D.L. Wilson’s Unholy Grail is a pale imitation of Dan Brown’s biggest novel to date. The plot is essentially the same, and while the outcome is slightly different, the result is a book that readers will feel like they’ve already been through. The writing is tighter, though, and the book does have a better pace, with plot twists that aren’t entirely obvious.

This twist on the concept of Jesus and Mary Magdalene involves more secret groups and organizations. But all the groups are out to keep the secret a secret, with no real villain wanting to tell the world the truth.

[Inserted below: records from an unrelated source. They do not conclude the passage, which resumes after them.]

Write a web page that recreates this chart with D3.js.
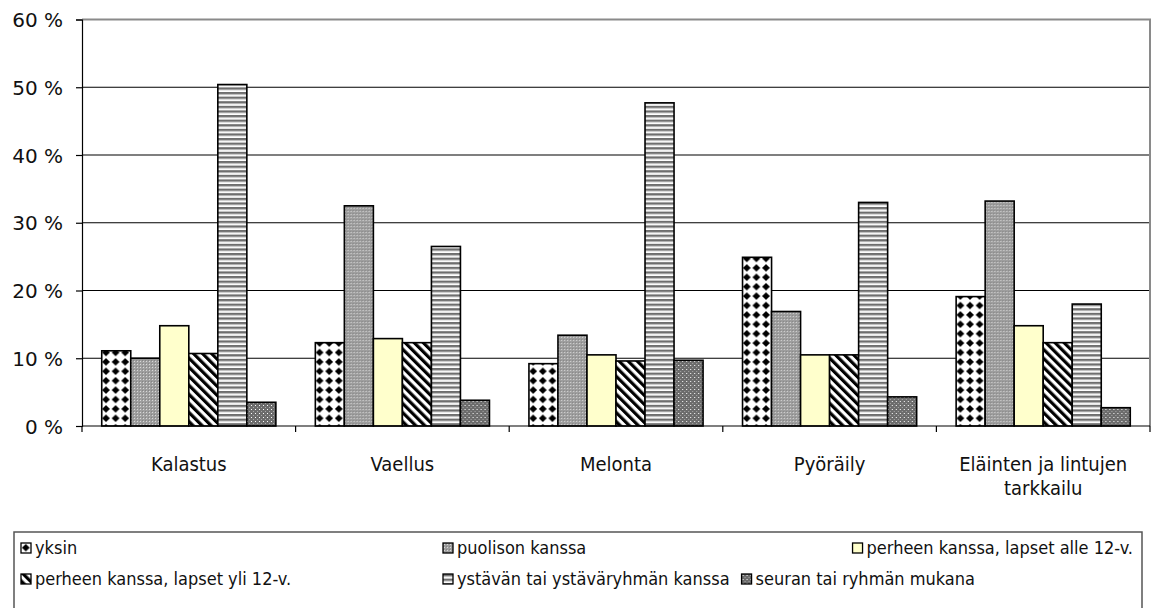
<!DOCTYPE html>
<html>
<head>
<meta charset="utf-8">
<script src="https://cdn.jsdelivr.net/npm/d3@7"></script>
<style>
  body { margin: 0; background: #fff; }
  svg text { font-family: "DejaVu Sans Condensed", "DejaVu Sans", sans-serif; fill: #111; }
</style>
</head>
<body>
<svg id="chart" width="1155" height="608"></svg>
<script>
// data (percent)
const categories = ['Kalastus', 'Vaellus', 'Melonta', 'Pyöräily', 'Eläinten ja lintujen tarkkailu'];
const seriesNames = ['yksin', 'puolison kanssa', 'perheen kanssa, lapset alle 12-v.',
  'perheen kanssa, lapset yli 12-v.', 'ystävän tai ystäväryhmän kanssa', 'seuran tai ryhmän mukana'];
const yksin = [11.1, 12.3, 9.2, 24.9, 19.1];
const puolison = [10.0, 32.5, 13.4, 16.9, 33.2];
const lapsetAlle = [14.8, 12.9, 10.5, 10.5, 14.8];
const lapsetYli = [10.7, 12.3, 9.6, 10.5, 12.3];
const ystavat = [50.4, 26.5, 47.7, 33.0, 18.0];
const seura = [3.5, 3.8, 9.7, 4.3, 2.7];
const yTicks = [0, 10, 20, 30, 40, 50, 60];

const seriesValues = [yksin, puolison, lapsetAlle, lapsetYli, ystavat, seura];
const fills = ['url(#p-yksin)', 'url(#p-puoliso)', '#ffffcc', 'url(#p-yli)', 'url(#p-ystava)', 'url(#p-seura)'];

const svg = d3.select('#chart');
const plotLeft = 82, plotRight = 1150, plotTop = 19.5, plotBottom = 426;

// ---- patterns
const defs = svg.append('defs');

let p = defs.append('pattern').attr('id', 'p-yksin')
  .attr('patternUnits', 'userSpaceOnUse').attr('width', 9.6).attr('height', 9.4);
p.append('rect').attr('width', 9.6).attr('height', 9.4).attr('fill', '#fff');
p.append('polygon').attr('points', '4.8,0.9 8.7,4.7 4.8,8.5 0.9,4.7').attr('fill', '#000');

p = defs.append('pattern').attr('id', 'p-puoliso')
  .attr('patternUnits', 'userSpaceOnUse').attr('width', 3).attr('height', 3);
p.append('rect').attr('width', 3).attr('height', 3).attr('fill', '#9e9e9e');
p.append('rect').attr('x', 1).attr('y', 1).attr('width', 1).attr('height', 1).attr('fill', '#d8d8d8');
p.append('rect').attr('x', 0).attr('y', 0).attr('width', 1).attr('height', 1).attr('fill', '#858585');

p = defs.append('pattern').attr('id', 'p-yli')
  .attr('patternUnits', 'userSpaceOnUse').attr('width', 6.4).attr('height', 6.4)
  .attr('patternTransform', 'rotate(-45)');
p.append('rect').attr('width', 6.4).attr('height', 6.4).attr('fill', '#fff');
p.append('rect').attr('width', 3.2).attr('height', 6.4).attr('fill', '#000');

p = defs.append('pattern').attr('id', 'p-ystava')
  .attr('patternUnits', 'userSpaceOnUse').attr('width', 4).attr('height', 4.6);
p.append('rect').attr('width', 4).attr('height', 4.6).attr('fill', '#fff');
p.append('rect').attr('y', 0).attr('width', 4).attr('height', 2).attr('fill', '#6e6e6e');
p.append('rect').attr('y', 2).attr('width', 4).attr('height', 0.9).attr('fill', '#a8a8a8');

p = defs.append('pattern').attr('id', 'p-seura')
  .attr('patternUnits', 'userSpaceOnUse').attr('width', 4).attr('height', 4);
p.append('rect').attr('width', 4).attr('height', 4).attr('fill', '#6c6c6c');
p.append('rect').attr('x', 1).attr('y', 1).attr('width', 1).attr('height', 1).attr('fill', '#fff');
p.append('rect').attr('x', 3).attr('y', 3).attr('width', 1).attr('height', 1).attr('fill', '#a8a8a8');

// ---- scales
const x0 = d3.scaleBand().domain(categories).range([plotLeft, plotRight]).padding(0);
const x1 = d3.scaleBand().domain(seriesNames).range([0, x0.bandwidth()])
  .paddingInner(0).paddingOuter(0.68);
const y = d3.scaleLinear().domain([0, 60]).range([plotBottom, plotTop]);

// ---- gridlines
svg.append('g').selectAll('line')
  .data(yTicks.filter(d => d > 0 && d < 60))
  .join('line')
  .attr('x1', plotLeft).attr('x2', plotRight)
  .attr('y1', d => y(d)).attr('y2', d => y(d))
  .attr('stroke', '#000').attr('stroke-width', 1.2);

// plot border (top and right, gray)
svg.append('path')
  .attr('d', `M${plotLeft},${y(60)}H${plotRight}V${plotBottom}`)
  .attr('fill', 'none').attr('stroke', '#8a8a8a').attr('stroke-width', 2);

// ---- bars
const rows = categories.map((c, i) => seriesNames.map((s, j) => ({cat: c, key: s, value: seriesValues[j][i], idx: j})));

svg.append('g').selectAll('g')
  .data(rows)
  .join('g')
  .attr('transform', (d, i) => `translate(${x0(categories[i])},0)`)
  .selectAll('rect')
  .data(d => d)
  .join('rect')
  .attr('x', d => x1(d.key))
  .attr('y', d => y(d.value))
  .attr('width', x1.bandwidth())
  .attr('height', d => plotBottom - y(d.value))
  .attr('fill', d => fills[d.idx])
  .attr('stroke', '#000')
  .attr('stroke-width', 1.6);

// ---- y axis
const yAxis = d3.axisLeft(y).tickValues(yTicks)
  .tickFormat(d => d + '\u00a0%')
  .tickSize(6).tickPadding(13);
const gy = svg.append('g').attr('transform', `translate(${plotLeft},0)`).call(yAxis);
gy.select('.domain').attr('stroke', '#000').attr('stroke-width', 1.2);
gy.selectAll('.tick line').attr('stroke', '#000').attr('stroke-width', 1.2);
gy.selectAll('.tick text')
  .style('font-family', '"DejaVu Sans", sans-serif')
  .style('font-size', '20px').attr('dy', '0.36em');

// ---- x axis (ticks between categories)
const gx = svg.append('g');
gx.append('line').attr('x1', plotLeft).attr('x2', plotRight).attr('y1', plotBottom).attr('y2', plotBottom)
  .attr('stroke', '#000').attr('stroke-width', 1.2);
gx.selectAll('line.tick')
  .data(categories.concat(['end']))
  .join('line')
  .attr('class', 'tick')
  .attr('x1', (d, i) => plotLeft + i * x0.step()).attr('x2', (d, i) => plotLeft + i * x0.step())
  .attr('y1', plotBottom).attr('y2', plotBottom + 6)
  .attr('stroke', '#000').attr('stroke-width', 1.2);

function wrap(text, width) {
  text.each(function () {
    const t = d3.select(this);
    const words = t.text().split(/\s+/).reverse();
    const x = t.attr('x');
    let line = [], word;
    let tspan = t.text(null).append('tspan').attr('x', x).attr('dy', 0);
    while ((word = words.pop())) {
      line.push(word);
      tspan.text(line.join(' '));
      if (tspan.node().getComputedTextLength() > width && line.length > 1) {
        line.pop();
        tspan.text(line.join(' '));
        line = [word];
        tspan = t.append('tspan').attr('x', x).attr('dy', 24).text(word);
      }
    }
  });
}

gx.selectAll('text')
  .data(categories)
  .join('text')
  .attr('x', d => x0(d) + x0.bandwidth() / 2)
  .attr('y', 471)
  .attr('text-anchor', 'middle')
  .style('font-size', '20px')
  .text(d => d)
  .call(wrap, 205);

// ---- legend
svg.append('rect')
  .attr('x', 14).attr('y', 532).attr('width', 1128).attr('height', 90)
  .attr('fill', '#fff').attr('stroke', '#555').attr('stroke-width', 1.5);

const legendRows = [543, 574];
const legend = svg.append('g').selectAll('g')
  .data(seriesNames)
  .join('g');
legend.append('rect')
  .attr('width', 10).attr('height', 10)
  .attr('fill', (d, i) => fills[i])
  .attr('stroke', '#000').attr('stroke-width', 1.3);
legend.append('text')
  .attr('x', 14).attr('y', 5).attr('dy', '0.36em')
  .style('font-size', '18px')
  .text(d => d);

// place the items like the reference: two fixed columns, the third one flows
const textW = legend.select('text').nodes().map(n => n.getComputedTextLength());
const legendX = [21, 443, 1133 - textW[2] - 14, 21, 443, 443 + 14 + textW[4] + 12];
legend.attr('transform', (d, i) => `translate(${legendX[i]},${legendRows[Math.floor(i / 3)]})`);
</script>
</body>
</html>
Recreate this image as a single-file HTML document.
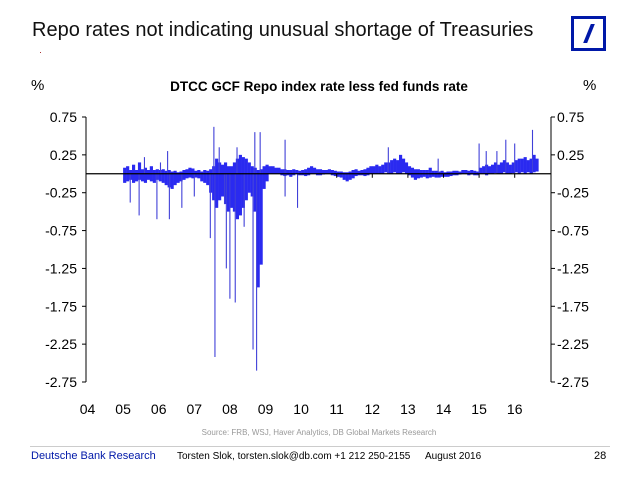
<!DOCTYPE html>
<html><head><meta charset="utf-8"><style>
body{margin:0;background:#fff;font-family:"Liberation Sans",Arial,sans-serif}
#w{position:relative;width:638px;height:478px;overflow:hidden}
.t{position:absolute;white-space:nowrap}
</style></head><body><div id="w">
<div class="t" style="left:32px;top:19px;font-size:20px;color:#111">Repo rates not indicating unusual shortage of Treasuries</div>
<div style="position:absolute;left:571px;top:16px;width:29px;height:29px;border:3px solid #0018a8">
<div style="position:absolute;left:13px;top:5px;width:4px;height:19px;background:#0018a8;transform:skewX(-22deg)"></div></div>
<div style="position:absolute;left:40px;top:52px;width:1px;height:1px;background:#a33"></div>
<div class="t" style="left:31px;top:77px;font-size:15px">%</div>
<div class="t" style="left:583px;top:77px;font-size:15px">%</div>
<div class="t" style="left:130px;top:79px;width:378px;text-align:center;font-size:13.5px;font-weight:bold">DTCC GCF Repo index rate less fed funds rate</div>
<svg id="c" width="638" height="478" style="position:absolute;left:0;top:0"></svg>
<div class="t" style="left:0;width:638px;text-align:center;top:428px;font-size:8px;color:#999">Source: FRB, WSJ, Haver Analytics, DB Global Markets Research</div>
<div style="position:absolute;left:30px;top:446px;width:580px;height:1px;background:#ccc"></div>
<div class="t" style="left:31px;top:450px;font-size:11px;color:#0018a8">Deutsche Bank Research</div>
<div class="t" style="left:177px;top:451px;font-size:10px">Torsten Slok, torsten.slok@db.com +1 212 250-2155</div>
<div class="t" style="left:425px;top:451px;font-size:10px">August 2016</div>
<div class="t" style="left:594px;top:450px;font-size:11px">28</div>
</div>
<script>
const yTicks=[0.75,0.25,-0.25,-0.75,-1.25,-1.75,-2.25,-2.75];
const yearLabels=["04","05","06","07","08","09","10","11","12","13","14","15","16"];
const startYear=2005;
const monthlyHi=[0.08,0.10,0.05,0.12,0.05,0.15,0.06,0.08,0.05,0.10,0.05,0.06,
0.05,0.06,0.04,0.05,0.03,0.04,0.02,0.03,0.05,0.06,0.08,0.07,
0.04,0.05,0.03,0.05,0.04,0.06,0.10,0.20,0.15,0.12,0.15,0.10,
0.10,0.15,0.20,0.25,0.22,0.20,0.15,0.10,0.08,0.05,0.06,0.10,
0.12,0.10,0.10,0.08,0.08,0.06,0.06,0.05,0.05,0.06,0.05,0.04,
0.05,0.06,0.08,0.10,0.08,0.06,0.06,0.05,0.05,0.06,0.05,0.04,
0.03,0.03,0.02,0.02,0.03,0.05,0.06,0.04,0.05,0.06,0.08,0.10,
0.10,0.12,0.10,0.12,0.15,0.15,0.18,0.20,0.18,0.25,0.20,0.15,
0.10,0.08,0.06,0.06,0.05,0.05,0.05,0.08,0.04,0.04,0.03,0.04,
0.02,0.03,0.03,0.04,0.04,0.03,0.05,0.05,0.04,0.05,0.04,0.03,
0.08,0.10,0.12,0.10,0.12,0.15,0.12,0.15,0.18,0.15,0.12,0.15,
0.18,0.20,0.20,0.22,0.18,0.20,0.25,0.20];
const monthlyLo=[-0.12,-0.10,-0.08,-0.12,-0.10,-0.08,-0.10,-0.12,-0.08,-0.10,-0.12,-0.08,
-0.10,-0.12,-0.15,-0.18,-0.20,-0.15,-0.12,-0.10,-0.08,-0.06,-0.05,-0.06,
-0.05,-0.06,-0.10,-0.12,-0.15,-0.25,-0.35,-0.45,-0.35,-0.30,-0.40,-0.50,
-0.45,-0.50,-0.60,-0.55,-0.45,-0.35,-0.25,-0.30,-0.50,-1.50,-1.20,-0.20,
-0.10,0.0,0.0,0.0,0.0,-0.02,-0.03,-0.02,-0.04,-0.02,0.0,-0.02,
-0.02,-0.03,-0.02,0.0,0.0,-0.02,-0.02,-0.01,0.0,0.0,-0.02,-0.03,
-0.04,-0.05,-0.08,-0.10,-0.08,-0.06,-0.03,-0.02,-0.02,-0.03,-0.02,0.0,
0.0,0.0,0.0,0.0,0.02,0.0,0.0,0.02,0.0,0.0,0.02,0.0,
-0.02,-0.05,-0.08,-0.06,-0.05,-0.04,-0.06,-0.05,-0.04,-0.05,-0.05,-0.04,
-0.04,-0.04,-0.03,-0.02,-0.02,-0.01,0.0,0.0,-0.02,-0.01,-0.02,-0.02,
0.0,0.0,-0.02,0.0,0.0,0.01,0.0,0.0,0.02,0.0,0.0,0.01,
0.02,0.0,0.02,0.0,0.02,0.0,0.02,0.03];
const spikeDates=[2005.2,2005.45,2005.6,2005.95,2006.05,2006.3,2006.25,2006.65,2007.0,2007.45,2007.55,2007.58,2007.7,2007.85,2007.9,2008.0,2008.15,2008.2,2008.4,2008.65,2008.75,2008.7,2008.85,2009.55,2009.55,2009.9,2012.45,2013.85,2015.0,2015.2,2015.5,2015.75,2016.0,2016.5];
const spikeValues=[-0.38,-0.55,0.22,-0.6,0.15,-0.6,0.3,-0.45,-0.3,-0.85,0.62,-2.42,0.35,-0.4,-1.25,-1.65,-1.7,0.35,-0.7,-2.32,-2.6,0.55,0.55,0.45,-0.3,-0.45,0.35,0.2,0.4,0.3,0.3,0.45,0.4,0.58];

const NS="http://www.w3.org/2000/svg",svg=document.getElementById('c');
const L=86,R=551,T=117,B=382;
const y=v=>T+(0.75-v)*(B-T)/3.5;
const x=yr=>336.7+(yr-2011)*35.6;
function mk(t,a){const e=document.createElementNS(NS,t);for(const k in a)e.setAttribute(k,a[k]);svg.appendChild(e);return e;}
let e;
e=mk('line',{x1:L,y1:T,x2:L,y2:B,stroke:'#000','stroke-width':1});


e=mk('line',{x1:R,y1:T,x2:R,y2:B,stroke:'#000','stroke-width':1});


yTicks.forEach(v=>{
 const yy=y(v);
 mk('line',{x1:L-4,y1:yy,x2:L,y2:yy,stroke:'#000'});
 mk('line',{x1:R,y1:yy,x2:R+4,y2:yy,stroke:'#000'});
 let t=mk('text',{x:L-9,y:yy+5,'text-anchor':'end','font-size':14});t.textContent=v.toFixed(2);
 
 
 t=mk('text',{x:R+6,y:yy+5,'font-size':14});t.textContent=v.toFixed(2);
 
 
});
yearLabels.forEach((s,i)=>{
 const t=mk('text',{x:x(2004+i),y:414,'text-anchor':'middle','font-size':14});t.textContent=s;
 
 
});
monthlyHi.forEach((h,i)=>{
 const yr=startYear+i/12,lo=monthlyLo[i];
 const r=mk('rect',{x:x(yr),y:y(h),width:35.6/12+0.2,height:Math.max(1,y(lo)-y(h)),fill:'#2a2af0'});
 
 
});
spikeDates.forEach((d,i)=>{
 const v=spikeValues[i];
 const l=mk('line',{x1:x(d),x2:x(d),y1:y(0),y2:y(v),stroke:'#4040d8','stroke-width':1.1});
 
 
});
e=mk('line',{x1:L,y1:y(0),x2:R,y2:y(0),stroke:'#000','stroke-width':1.2});


for(let yr=2011;yr<=2016;yr++){mk('line',{x1:x(yr),x2:x(yr),y1:y(0),y2:y(0)+4,stroke:'#000'});}
</script></body></html>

Here’s a quick synopsis of how the book starts: Father Joseph Romano and Professor Brittany Hamar are the two main characters, joined on a quest to discover the truth about the supposed child of Jesus and Mary. They both receive mysterious phone calls about a manuscript that will be delivered to them at a train station. The Professor gets shot, the gunman flees after planting the gun on the Jesuit priest, who forgets he has it until much later. He then turns it over to the police—who then let him go after only a few questions. Can you understand why I don’t think the story is very well written? But I forgot to mention that there’s someone running around the globe murdering seemingly unconnected priests and posing them nude in the position of the stigmata. Not exactly believable, even for a first novel.

Wilson does give the book a good pace and tries to keep the plot easier to follow than Dan Brown did with DaVinci. But he never really creates a sense of suspense or gives his characters any depth. The plot can only go in a limited number of directions, and that’s one of the things that holds this book back as a thriller. The plot has been done too many times (and frankly better) recently for this book to have a chance to make an impression on readers with limited attention spans.